Saturday, 07/05/2003 2:17:14 PM

Saturday, July 05, 2003 2:17:14 PM

Post# of 97586
Blauboad, Re: As far as porting goes, you've hit upon one the biggest selling points of AMD64--the ease of porting to it from x86. It took one programmer one week to port all of the latest Unreal game. One guy, one week. Sure there's testing that needs to be done afterwards, but it just isn't this massive undertaking that you're trying to suggest. Makes great FUD, though.

Unreal is a very easy example, and by far not the common case. Epic Games has been working with AMD for the past couple years on optimizing for their micro-architecture. You can see the results of this in benchmarks. It's no surprise, therefore, that their code was all ready to be ported when AMD decided to make them their poster child. One developer, one week: sounds kind of heroic, doesn't it? It sure does fool enough people, though.
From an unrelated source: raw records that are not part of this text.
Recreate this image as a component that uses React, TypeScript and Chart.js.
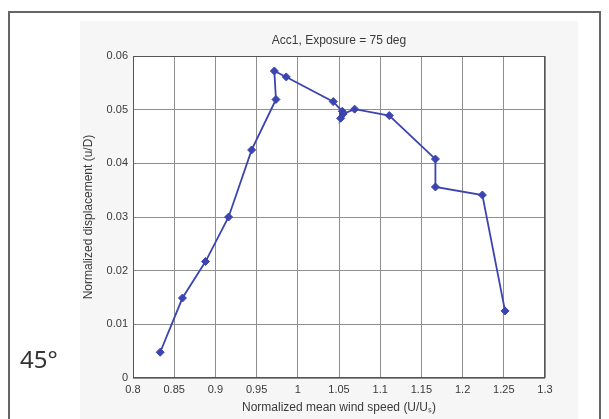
import React, { useEffect, useRef } from "react";
import { Chart, registerables } from "chart.js";

Chart.register(...registerables);

const titleText = "Acc1, Exposure = 75 deg";
const xAxisTitle = "Normalized mean wind speed (U/Uₛ)";
const yAxisTitle = "Normalized displacement (u/D)";
const sideLabel = "45°";

const windSpeed = [
  0.833, 0.860, 0.888, 0.916, 0.944, 0.9735, 0.9715, 0.986, 1.043, 1.054,
  1.052, 1.055, 1.069, 1.111, 1.167, 1.167, 1.224, 1.2515,
];
const displacement = [
  0.0048, 0.0149, 0.0217, 0.0300, 0.0425, 0.0519, 0.0572, 0.0561, 0.0515,
  0.0497, 0.0484, 0.0492, 0.0501, 0.0489, 0.0408, 0.0356, 0.0341, 0.0125,
];

const FONT = "'Liberation Sans', Arial, sans-serif";
const TEXT = "#3a3a3a";
const fmt = (v: number) => String(parseFloat(Number(v).toFixed(2)));

const framePlugin = {
  id: "frame",
  beforeDraw(chart: any) {
    const ctx = chart.ctx;
    ctx.save();
    ctx.fillStyle = "#ffffff";
    ctx.fillRect(0, 0, chart.width, chart.height);
    ctx.fillStyle = "#f6f6f6";
    ctx.fillRect(80, 21, 498, 398);
    const a = chart.chartArea;
    ctx.fillStyle = "#ffffff";
    ctx.fillRect(a.left, a.top, a.right - a.left, a.bottom - a.top);
    ctx.strokeStyle = "#666666";
    ctx.lineWidth = 2;
    ctx.beginPath();
    ctx.moveTo(9, 419);
    ctx.lineTo(9, 12);
    ctx.lineTo(600, 12);
    ctx.lineTo(600, 419);
    ctx.stroke();
    ctx.fillStyle = "#333333";
    ctx.font = "24px 'Noto Sans', sans-serif";
    ctx.textBaseline = "alphabetic";
    ctx.textAlign = "left";
    ctx.fillText(sideLabel, 20, 368);
    ctx.fillStyle = TEXT;
    ctx.font = "12px " + FONT;
    ctx.textAlign = "center";
    ctx.textBaseline = "middle";
    ctx.fillText(titleText, (a.left + a.right) / 2, 41);
    ctx.restore();
  },
  afterDatasetsDraw(chart: any) {
    const a = chart.chartArea;
    const ctx = chart.ctx;
    ctx.save();
    ctx.strokeStyle = "#555555";
    ctx.lineWidth = 1;
    ctx.strokeRect(a.left + 0.5, a.top + 0.5, a.right - a.left - 1, a.bottom - a.top - 1);
    ctx.restore();
  },
};

export default function App() {
  const ref = useRef<HTMLCanvasElement | null>(null);
  useEffect(() => {
    if (!ref.current) return;
    const chart = new Chart(ref.current, {
      type: "scatter",
      data: {
        datasets: [
          {
            data: windSpeed.map((x, i) => ({ x, y: displacement[i] })),
            showLine: true,
            borderColor: "#3c44b0",
            backgroundColor: "#3c44b0",
            borderWidth: 1.8,
            pointStyle: "rectRot",
            pointRadius: 4,
            pointBorderWidth: 1,
          },
        ],
      },
      options: {
        responsive: false,
        animation: false,
        layout: { padding: { left: 81, right: 64, top: 56, bottom: 0 } },
        plugins: {
          legend: { display: false },
          tooltip: { enabled: false },
          title: { display: false },
        },
        scales: {
          x: {
            type: "linear",
            min: 0.8,
            max: 1.3,
            afterFit: (s: any) => {
              s.height = 41;
            },
            ticks: {
              stepSize: 0.05,
              autoSkip: false,
              maxRotation: 0,
              padding: 5,
              color: TEXT,
              font: { family: FONT, size: 11 },
              callback: (v: any) => fmt(v),
            },
            grid: { color: "#8e8e8e", lineWidth: 1, drawTicks: false },
            border: { display: false },
            title: {
              display: true,
              text: xAxisTitle,
              color: TEXT,
              font: { family: FONT, size: 12 },
              padding: { top: 0, bottom: 4 },
            },
          },
          y: {
            type: "linear",
            min: 0,
            max: 0.06,
            afterFit: (s: any) => {
              s.width = 52;
            },
            ticks: {
              stepSize: 0.01,
              padding: 5,
              color: TEXT,
              font: { family: FONT, size: 11 },
              callback: (v: any) => fmt(v),
            },
            grid: { color: "#8e8e8e", lineWidth: 1, drawTicks: false },
            border: { display: false },
            title: {
              display: true,
              text: yAxisTitle,
              color: TEXT,
              font: { family: FONT, size: 12 },
              padding: 0,
            },
          },
        },
      },
      plugins: [framePlugin],
    });
    return () => chart.destroy();
  }, []);
  return (
    <div style={{ position: "fixed", left: 0, top: 0, width: 609, height: 419 }}>
      <canvas ref={ref} width={609} height={419} style={{ display: "block" }} />
    </div>
  );
}
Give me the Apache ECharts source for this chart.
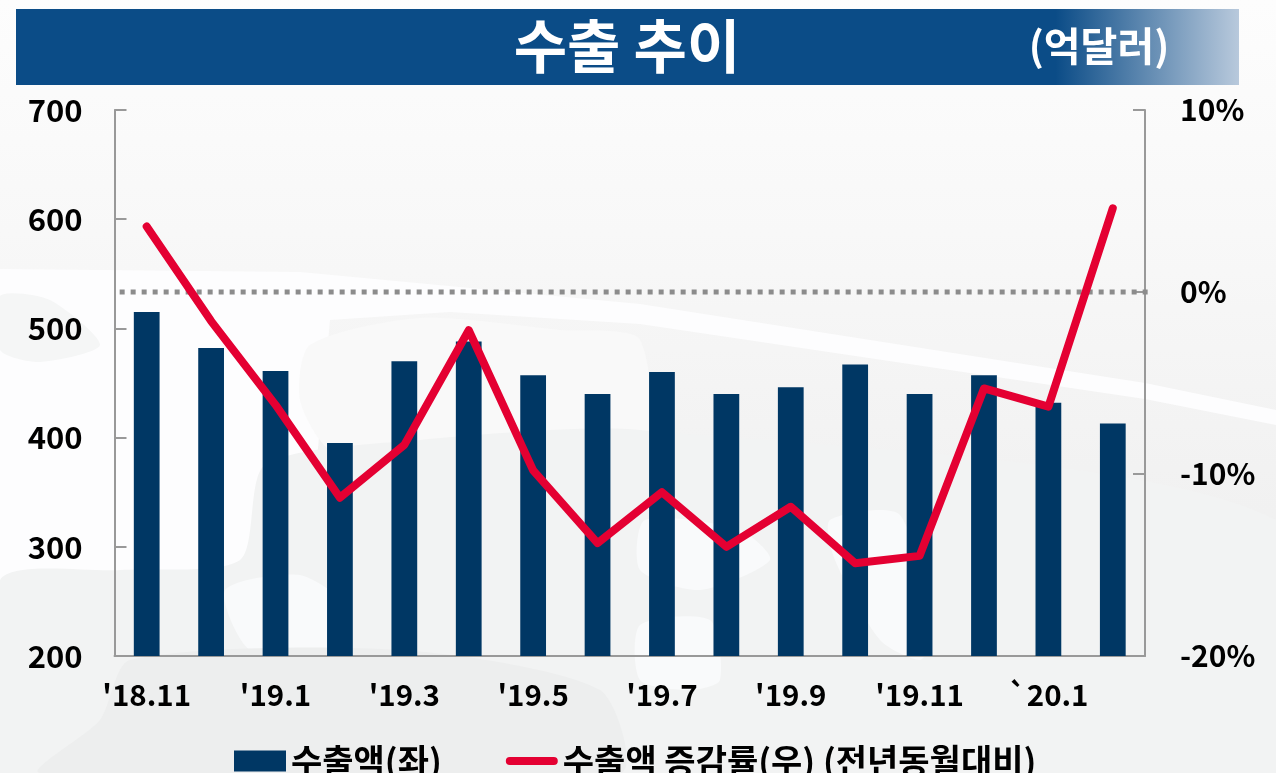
<!DOCTYPE html>
<html><head><meta charset="utf-8">
<style>html,body{margin:0;padding:0;background:#fafafa;overflow:hidden}#c{width:1276px;height:773px}</style>
<script src="https://cdn.jsdelivr.net/npm/echarts@6/dist/echarts.min.js"></script></head>
<body><div id="c"></div>
<script>
const categories=["'18.11","","'19.1","","'19.3","","'19.5","","'19.7","","'19.9","","'19.11","","`20.1",""];
const exportValues=[515,482,461,395,470,488,457,440,460,440,446,467,440,457,432,413];
const growthRates=[3.6,-1.6,-6.2,-11.3,-8.4,-2.1,-9.8,-13.8,-11,-14,-11.8,-14.9,-14.5,-5.3,-6.3,4.6];
const zeroLine=[[0.005,0],[1.005,0]];
const font='"Noto Sans CJK KR","Noto Sans",sans-serif';
const chart=echarts.init(document.getElementById('c'),null,{renderer:'canvas'});
const land='#f2f3f3', pale='#f9fafb';
function blob(points,fill,z){return {type:'polygon',z:z,silent:true,shape:{points:points,smooth:0.25},style:{fill:fill}};}
const lineIcon='path://M0 0h.01v.01h-.01z M52 21h.01v.01h-.01z M4 6.5 H48 A4 4 0 0 1 48 14.5 H4 A4 4 0 0 1 4 6.5 Z';
chart.setOption({
 animation:false,backgroundColor:'#fafafa',
 graphic:[
  {type:'rect',z:-10,silent:true,shape:{x:0,y:0,width:1276,height:773},style:{fill:{type:'linear',x:0,y:0,x2:0,y2:1,colorStops:[{offset:0,color:'#fdfdfd'},{offset:0.3,color:'#f8f8f8'},{offset:0.55,color:'#f3f3f3'},{offset:1,color:'#ebebeb'}]}}},
  {type:'polygon',z:-9,silent:true,shape:{points:[[0,269],[300,272],[640,304],[1145,383],[1276,410],[1276,425],[1145,399],[640,324],[450,312],[330,320],[300,640],[0,640]]},style:{fill:'#fdfdfe'}},
  blob([[310,345],[420,318],[560,330],[640,340],[640,470],[420,470],[330,450],[300,400]],'#f9f9f9',-8),
  blob([[0,296],[50,300],[100,345],[40,362],[0,350]],'#f5f6f6',-8),
  blob([[265,465],[420,440],[640,430],[1276,520],[1276,773],[0,773],[0,580],[120,570],[240,560]],land,-8),
  blob([[225,590],[300,575],[350,610],[330,650],[250,650]],pale,-7),
  blob([[645,520],[740,530],[770,560],[700,590],[640,570]],pale,-7),
  blob([[830,520],[900,515],[930,640],[920,660],[880,640],[835,560]],pale,-7),
  blob([[640,625],[710,620],[720,680],[690,690],[640,680]],pale,-7),
  blob([[130,660],[400,650],[600,690],[620,773],[40,773],[100,720]],'#edeeee',-7),
  {type:'rect',z:5,silent:true,shape:{x:16,y:9,width:1223,height:76},style:{fill:{type:'linear',x:0,y:0,x2:1,y2:0,colorStops:[{offset:0,color:'#0b4c87'},{offset:0.85,color:'#0b4c87'},{offset:1,color:'#b8c9dc'}]}}},
  {type:'text',z:6,silent:true,x:627,y:46,style:{text:'수출 추이',fill:'#fff',font:'bold 58px '+font,textAlign:'center',textVerticalAlign:'middle'}},
  {type:'text',z:6,silent:true,x:1099,y:46,style:{text:'(억달러)',fill:'#fff',font:'bold 40px '+font,textAlign:'center',textVerticalAlign:'middle'}}
 ],
 legend:{top:739,left:229,itemGap:64,selectedMode:false,itemWidth:52,itemHeight:21,
  textStyle:{fontFamily:font,fontWeight:'bold',fontSize:34,color:'#000'},
  data:[{name:'수출액(좌)',icon:'rect'},{name:'수출액 증감률(우) (전년동월대비)',icon:lineIcon}]},
 grid:{left:114.5,right:131,top:110,bottom:117},
 xAxis:[{type:'category',data:categories,
  axisLine:{onZero:false,lineStyle:{color:'#999',width:2}},axisTick:{show:false},
  axisLabel:{interval:0,fontFamily:font,fontWeight:'bold',fontSize:29.5,color:'#000',margin:24}},
  {type:'value',min:0,max:1,show:false,axisLine:{onZero:false}}],
 yAxis:[
  {type:'value',min:200,max:700,interval:100,splitLine:{show:false},
   axisLine:{show:true,onZero:false,lineStyle:{color:'#999',width:2}},axisTick:{show:true,inside:true,length:12,lineStyle:{color:'#999',width:2}},
   axisLabel:{fontFamily:font,fontWeight:'bold',fontSize:31,color:'#000',margin:32}},
  {type:'value',min:-20,max:10,interval:10,splitLine:{show:false},position:'right',
   axisLine:{show:true,onZero:false,lineStyle:{color:'#999',width:2}},axisTick:{show:true,inside:true,length:12,lineStyle:{color:'#999',width:2}},
   axisLabel:{fontFamily:font,fontWeight:'bold',fontSize:30,color:'#000',margin:35,formatter:'{value}%'}}
 ],
 series:[
  {name:'수출액(좌)',type:'bar',data:exportValues,barWidth:'40%',itemStyle:{color:'#003764'},z:2},
  {name:'기준선',type:'line',xAxisIndex:1,yAxisIndex:1,data:zeroLine,symbol:'none',clip:false,silent:true,
   lineStyle:{color:'#8c8c8c',type:[5,6],width:5,cap:'butt'},z:3},
  {name:'수출액 증감률(우) (전년동월대비)',type:'line',yAxisIndex:1,data:growthRates,symbol:'none',
   lineStyle:{color:'#e40032',width:8,cap:'round',join:'round'},itemStyle:{color:'#e40032'},z:4}
 ]
});
</script></body></html>
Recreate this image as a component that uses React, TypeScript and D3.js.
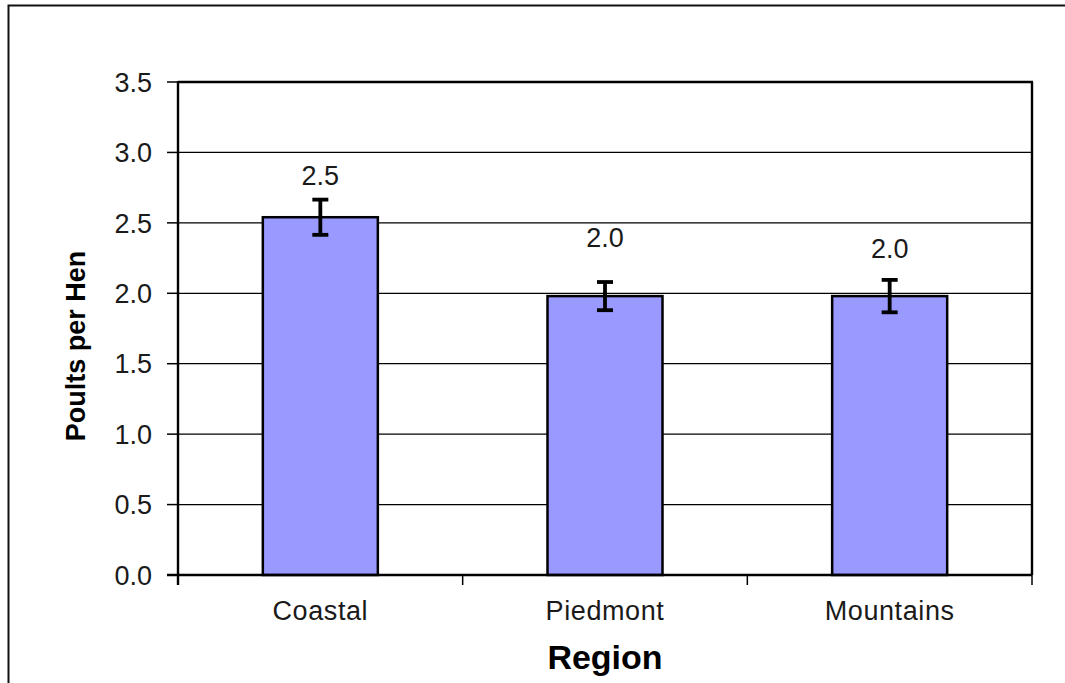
import React from "react";
import * as d3 from "d3";

const categories = ["Coastal", "Piedmont", "Mountains"];
const values = [2.54, 1.98, 1.98];
const errors = [0.125, 0.1, 0.115];
const valueLabels = ["2.5", "2.0", "2.0"];
const yTicks = [0, 0.5, 1.0, 1.5, 2.0, 2.5, 3.0, 3.5];
const yTitle = "Poults per Hen";
const xTitle = "Region";

// layout-only: how far (px) each value label sits above its error bar
const labelLift = [15, 35, 22];

const W = 1065;
const H = 683;
const M = { left: 178, right: 1032, top: 82, bottom: 575 };
const FONT = "'Liberation Sans', Arial, Helvetica, sans-serif";

export default function App() {
  const x = d3
    .scaleBand<string>()
    .domain(categories)
    .range([M.left, M.right])
    .paddingInner(0)
    .paddingOuter(0);
  const y = d3.scaleLinear().domain([0, 3.5]).range([M.bottom, M.top]);
  const barW = x.bandwidth() * 0.404;
  const boundaries = [...categories.map((c) => x(c) as number), M.right];

  return (
    <svg
      width={W}
      height={H}
      style={{ position: "absolute", left: 0, top: 0, background: "#fff" }}
      fontFamily={FONT}
    >
      <rect x={0} y={0} width={W} height={H} fill="#fff" />
      {/* outer chart border (cut off at right/bottom) */}
      <rect x={8.5} y={5.5} width={W + 40} height={H + 40} fill="none" stroke="#111" strokeWidth={2} />

      {/* gridlines */}
      {yTicks.map((t) => (
        <line key={"g" + t} x1={M.left} x2={M.right} y1={y(t)} y2={y(t)} stroke="#000" strokeWidth={1.2} />
      ))}

      {/* plot border top/right */}
      <line x1={M.left} x2={M.right + 1} y1={M.top} y2={M.top} stroke="#000" strokeWidth={2.4} />
      <line x1={M.right} x2={M.right} y1={M.top} y2={M.bottom} stroke="#000" strokeWidth={2.4} />

      {/* bars */}
      {categories.map((c, i) => {
        const cx = (x(c) as number) + x.bandwidth() / 2;
        return (
          <rect
            key={"b" + c}
            x={cx - barW / 2}
            y={y(values[i])}
            width={barW}
            height={y(0) - y(values[i])}
            fill="#9999FF"
            stroke="#000"
            strokeWidth={2.5}
          />
        );
      })}

      {/* error bars */}
      {categories.map((c, i) => {
        const cx = (x(c) as number) + x.bandwidth() / 2;
        const top = y(values[i] + errors[i]);
        const bot = y(values[i] - errors[i]);
        return (
          <g key={"e" + c} stroke="#000" strokeWidth={3.8}>
            <line x1={cx} x2={cx} y1={top} y2={bot} />
            <line x1={cx - 8} x2={cx + 8} y1={top} y2={top} />
            <line x1={cx - 8} x2={cx + 8} y1={bot} y2={bot} />
          </g>
        );
      })}

      {/* value labels */}
      {categories.map((c, i) => {
        const cx = (x(c) as number) + x.bandwidth() / 2;
        const top = y(values[i] + errors[i]);
        return (
          <text key={"v" + c} x={cx} y={top - labelLift[i]} textAnchor="middle" fontSize={27} fill="#1a1a1a">
            {valueLabels[i]}
          </text>
        );
      })}

      {/* axes */}
      <line x1={M.left} x2={M.left} y1={M.top - 1} y2={M.bottom + 10} stroke="#000" strokeWidth={2.4} />
      <line x1={M.left - 11} x2={M.right} y1={M.bottom} y2={M.bottom} stroke="#000" strokeWidth={2.4} />
      {yTicks.map((t) => (
        <g key={"t" + t}>
          <line x1={M.left - 11} x2={M.left} y1={y(t)} y2={y(t)} stroke="#000" strokeWidth={1.5} />
          <text x={152} y={y(t)} dy="0.36em" textAnchor="end" fontSize={27} fill="#1a1a1a">
            {t.toFixed(1)}
          </text>
        </g>
      ))}
      {boundaries.map((b, i) => (
        <line key={"xt" + i} x1={b} x2={b} y1={M.bottom} y2={M.bottom + 10} stroke="#000" strokeWidth={1.5} />
      ))}
      {categories.map((c) => (
        <text
          key={"xl" + c}
          x={(x(c) as number) + x.bandwidth() / 2}
          y={620}
          textAnchor="middle"
          fontSize={27}
          letterSpacing={0.6}
          fill="#1a1a1a"
        >
          {c}
        </text>
      ))}

      {/* titles */}
      <text x={(M.left + M.right) / 2} y={669} textAnchor="middle" fontSize={34} fontWeight="bold" fill="#000">
        {xTitle}
      </text>
      <text
        transform={`translate(85,346) rotate(-90)`}
        textAnchor="middle"
        fontSize={27}
        fontWeight="bold"
        fill="#000"
      >
        {yTitle}
      </text>
    </svg>
  );
}
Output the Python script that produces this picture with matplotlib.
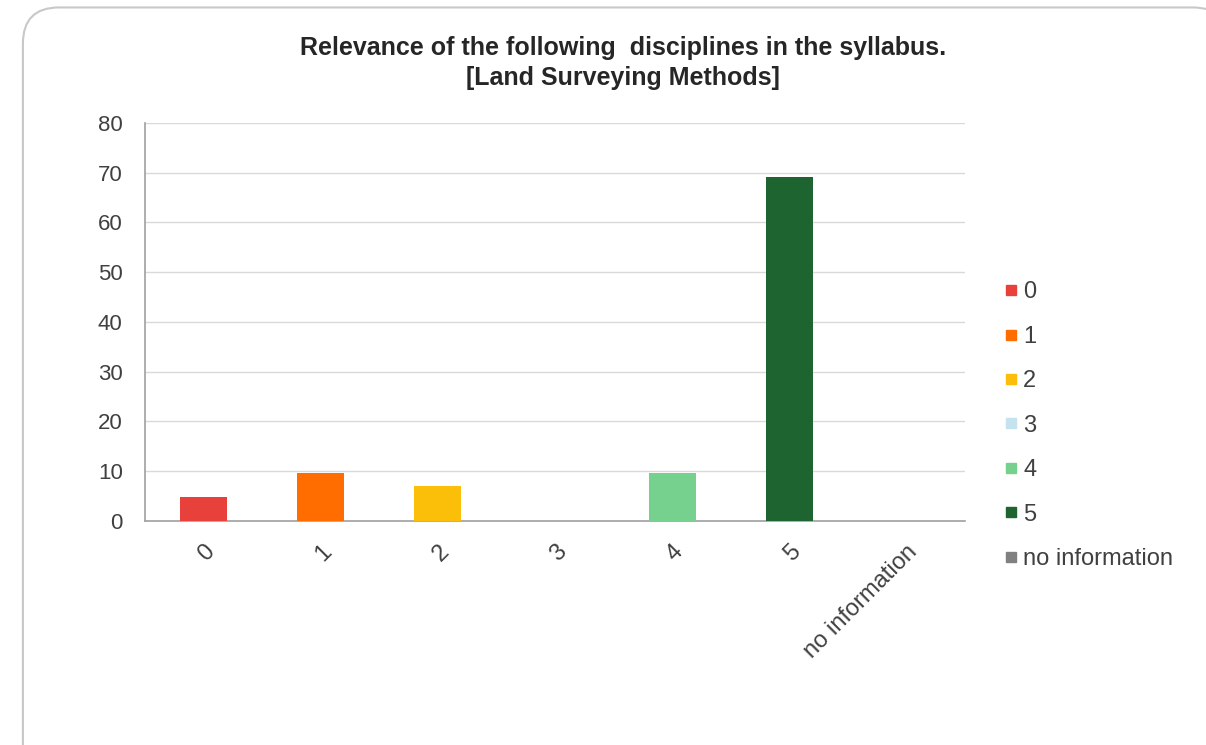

Most applications are not going to port as easily as Unreal did to x86-64. Photoshop, for example, has several hundred DLLs, and all of those require porting to 64-bits. 64-bit Windows will not support running 32-bit DLLs in a 64-bit app, so it's either all or nothing. AMD might be successful in leveraging off of work that Intel already does. Applications that have already been ported to IPF (such as DB2) will have a much easier time being ported to x86-64, since Intel already did all the heavy lifting. AMD might want to use this leverage to go after apps such as SQL Server, SAP, or Oracle, which have all already been ported to IPF. In fact, I expect these to be the next targets.

However, when it comes to out-porting Intel, I think AMD will have a very tough time. It's not FUD; it's the truth. I just wonder how AMD expects to sell a 64-bit story if they are always going to be behind Intel in the porting effort. I also wonder how they are going to sell 32-bit performance compatibility once Intel gets the IA-32 EL in the Windows 2003 Server: Service Pack 1. Quite possibly, the market has room for two 64-bit mainstream architectures, but it should be interesting to see how it plays out.